Classical rent theory demonstrates what seems to be counter-intuitive: Raising property taxes holds down what banks will lend, and hence the price of housing, because rent paid to the tax collector is not available to be capitalized into bank debt . But the financial sector popularizes the illusion that lower property taxes will make home ownership more affordable. Bankers know that lower taxes will leave more of the property’s rental value available for new buyers to pay interest (or existing owners to borrow against by taking out “home equity” loans). What homeowners seem to gain in property tax cuts ends up being paid in higher mortgage costs of buying homes.
Taxing land rent (and also natural resource rent and monopoly rent) has three positive effects. First, it keeps property prices low by preventing this rent from being capitalized into bank loans. Second, it frees labor and industry from taxes on wages, profits and sales, alleviating most family budgets. Third, banks will be obliged not to create as much new debt that merely becomes a cost of transferring ownership rather than contributing to real output and productivity. Taxing rent is administratively easy. The United States has over twenty thousand appraisers whose job is to assess the market value of buildings and land separately.
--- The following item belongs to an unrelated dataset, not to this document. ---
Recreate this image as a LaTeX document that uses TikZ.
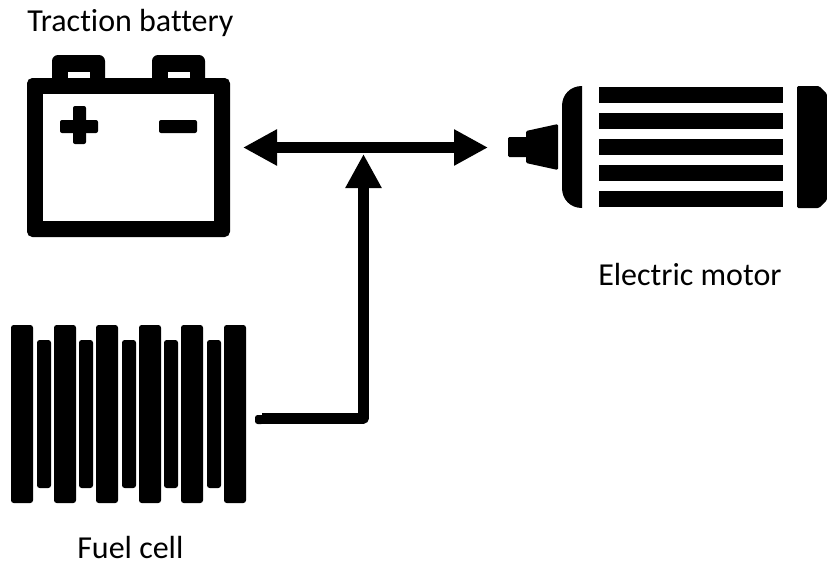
\documentclass[tikz,border=0pt]{standalone}
\usepackage{fontspec}
\setmainfont[Ligatures=NoCommon]{Carlito}
\usetikzlibrary{arrows.meta}
\tikzset{
	solid part/.style={fill=black,draw=none},
	hole part/.style={fill=white,draw=none},
	power line/.style={draw=black,line width=8.25pt,line join=round},
	label text/.style={anchor=base west,inner sep=0pt,font=\fontsize{24pt}{28pt}\selectfont},
}
\begin{document}
\begin{tikzpicture}[x=0.75pt,y=0.75pt,yscale=-1,xscale=1]
	\useasboundingbox (0,0) rectangle (827,565);
	
	%Battery body
	\path [solid part,rounded corners=4.5pt] (52,55) rectangle (105,90);
	\path [solid part,rounded corners=4.5pt] (152,55) rectangle (205,90);
	\path [solid part,rounded corners=4pt] (27,78) rectangle (230,237);
	\path [hole part] (43,94) rectangle (214,221);
	\path [hole part] (68,72) rectangle (90,78);
	\path [hole part] (168,72) rectangle (190,78);
	%Plus and minus
	\path [solid part,rounded corners=1.5pt] (60,120) rectangle (98,133);
	\path [solid part,rounded corners=1.5pt] (73,106) rectangle (86,144);
	\path [solid part,rounded corners=1.5pt] (159,120) rectangle (197,133);
	
	%Motor shaft and cone
	\path [solid part,rounded corners=1pt] (508,137) rectangle (528,157);
	\path [solid part,rounded corners=1pt] (526,131) -- (558,124) -- (558,170) -- (526,163) -- cycle;
	%Motor end caps
	\path [solid part] (582,86) .. controls (570,86) and (562,95) .. (562,106) -- (562,188) .. controls (562,199) and (570,208) .. (582,208) -- cycle;
	\path [solid part,rounded corners=1pt] (797,86) -- (819,86) -- (827,94) -- (827,200) -- (819,208) -- (797,208) -- cycle;
	%Motor windings
	\path [solid part] (599,87) rectangle (783,103);
	\path [solid part] (599,113) rectangle (783,129);
	\path [solid part] (599,139) rectangle (783,155);
	\path [solid part] (599,165) rectangle (783,181);
	\path [solid part] (599,191) rectangle (783,207);
	
	%Fuel cell plates
	\path [solid part,rounded corners=2pt] (11,325) rectangle (33,503);
	\path [solid part,rounded corners=2pt] (54,325) rectangle (76,503);
	\path [solid part,rounded corners=2pt] (96,325) rectangle (118,503);
	\path [solid part,rounded corners=2pt] (139,325) rectangle (161,503);
	\path [solid part,rounded corners=2pt] (181,325) rectangle (203,503);
	\path [solid part,rounded corners=2pt] (224,325) rectangle (246,503);
	\path [solid part,rounded corners=2pt] (37,340) rectangle (51,488);
	\path [solid part,rounded corners=2pt] (79,340) rectangle (93,488);
	\path [solid part,rounded corners=2pt] (122,340) rectangle (136,488);
	\path [solid part,rounded corners=2pt] (164,340) rectangle (178,488);
	\path [solid part,rounded corners=2pt] (207,340) rectangle (221,488);
	
	%Connectors
	\coordinate (batteryend) at (243,147.5);
	\coordinate (motorend) at (488,147.5);
	\coordinate (cellend) at (262,418);
	\coordinate (busend) at (363.5,154);
	\draw [power line,{Triangle[length=25.5pt,width=25.5pt]}-{Triangle[length=25.5pt,width=25.5pt]}] (batteryend) -- (motorend);
	\draw [power line,-{Triangle[length=25.5pt,width=25.5pt]}] (cellend) -| (busend);
	\path [solid part,rounded corners=2pt] (255,415) -- (264,415) -- (264,424) -- (255,424) -- cycle;
	
	% Text Node
	\node (batterylabel) [label text] at (27,31) {Traction battery};
	% Text Node
	\node (motorlabel) [label text] at (598,285.5) {Electric motor};
	% Text Node
	\node (celllabel) [label text] at (77,558) {Fuel cell};
\end{tikzpicture}
\end{document}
In the case of natural resources, oil and mining companies typically buy crude from producer countries at low prices reflecting actual production costs. Payment is made by tax-avoidance “flag of convenience” countries such as Panama or Liberia (which conveniently use the U.S. dollar), which sell the oil at a markup to refineries in the oil-consuming nations. This markup is pure resource rent, not “profit” in the classical sense. It is untaxed.
For monopolies, economic rent is revenue that cannot be explained by spending on tangible capital investment and labor. There is a long tradition of untangling the maze of fictitious cost accounting. During World War II, the U.S. Government applied this principle in its Excess Profits Tax, much as earlier regulators calculated fair-market value for railroad tariffs and other monopoly services (at least, this is what they were supposed to do). Investment bankers put “free lunch” rent rights at the top of their wish list of assets to be privatized, untaxed and deregulated, precisely because these are “cash cows,” much like lotteries and other public revenue streams.
A debt-ridden, regressively taxed economy in which fortunes are based on rent extraction, and by financial claims on the nation for interest, amortization and fees, is higher-cost than an “equity” economy basing its tax system on land rent, natural resource rent and regulating monopoly pricing. If such rentier income is unearned and hence unfair, then so are the fortunes and hereditary estates built up from such income. Fortunately, rent takings are reversible . A rent tax can recapture what privatizers and kleptocrats have taken.
At issue in today’s New Enclosure movement to privatize economic rent are two visions of capitalism: financial vs. industrial. A bubble economy’s mode of “creating wealth” by (1) debt-leveraging and (2) taxing labor and consumers rather than economic rent has made America a high-cost economy.
To be sure, if governments collect the land rent, many existing property owners will default on their payments to the banks, or will feel obliged to walk away from their property. When banks do not receive what they had set their eyes on, many will see their reserves wiped out even more dramatically than occurred 2008. An abrupt shift to taxing rents or other revenue already pledged to banks will decimate their stockholders and bondholders. Taxing rent thus will require a public takeover of such “troubled” banks. The financial sector has forced society to make a choice: either submit to turning the economy into a rentier-ridden Ponzi scheme, or subordinate the banking and tax system to the aim of financing growth. That is why reform must be across-the-board, not piecemeal.
It is hard to see how economic rent can be fully taxed without a public option for banking, because the rent to be taxed already has been earmarked to pay interest. Something must give. Being taken into the public domain is the price that banks pay for over-lending to the point where interest charges often absorb the entire economic rent and crowd out the tax collector, while forcing indebted owners to default. Under these conditions, turning insolvent banks into public institutions is the easiest alternative to financial austerity and anarchy.
3. Revoke the tax deductibility of interest
Interest is not a cost of doing business when it is paid to transfer ownership rights to existing properties or enterprises. Debt taken on simply to buy assets is pure overhead, adding to the cost of doing business. Making interest payments on such transactions tax deductible enables the One Percent to take more from industry, real estate and commerce. This perverse incentive enables industrial firms to be raided by financial tactics to pay out more to bondholders than they can to stockholders (by paying income that otherwise would be declared as taxable profit). This encourages debt leveraging rather than equity investment, especially for leveraged buyouts that add interest charges to the cost of doing business.
Tax deductibility for interest also adds to the cost of living, to the extent that it shifts the tax burden onto wage income and consumer sales. Yet politicians end up giving tax advantages to creditors because the financial sector has become their main constituency of campaign contributors.
Just as in the case of leaving economic rent untaxed, un-taxing interest payments leaves more after-tax real estate rent and corporate cash flow “free” to be capitalized into larger loans that raise asset prices for new buyers on credit. The untaxed interest ends up being paid to bankers and bondholders. This transformation of rents and tax cuts into interest — creating “capital” gains in the process — throws Wall Street’s backing behind an anti-growth tax policy whose main “product” is debt.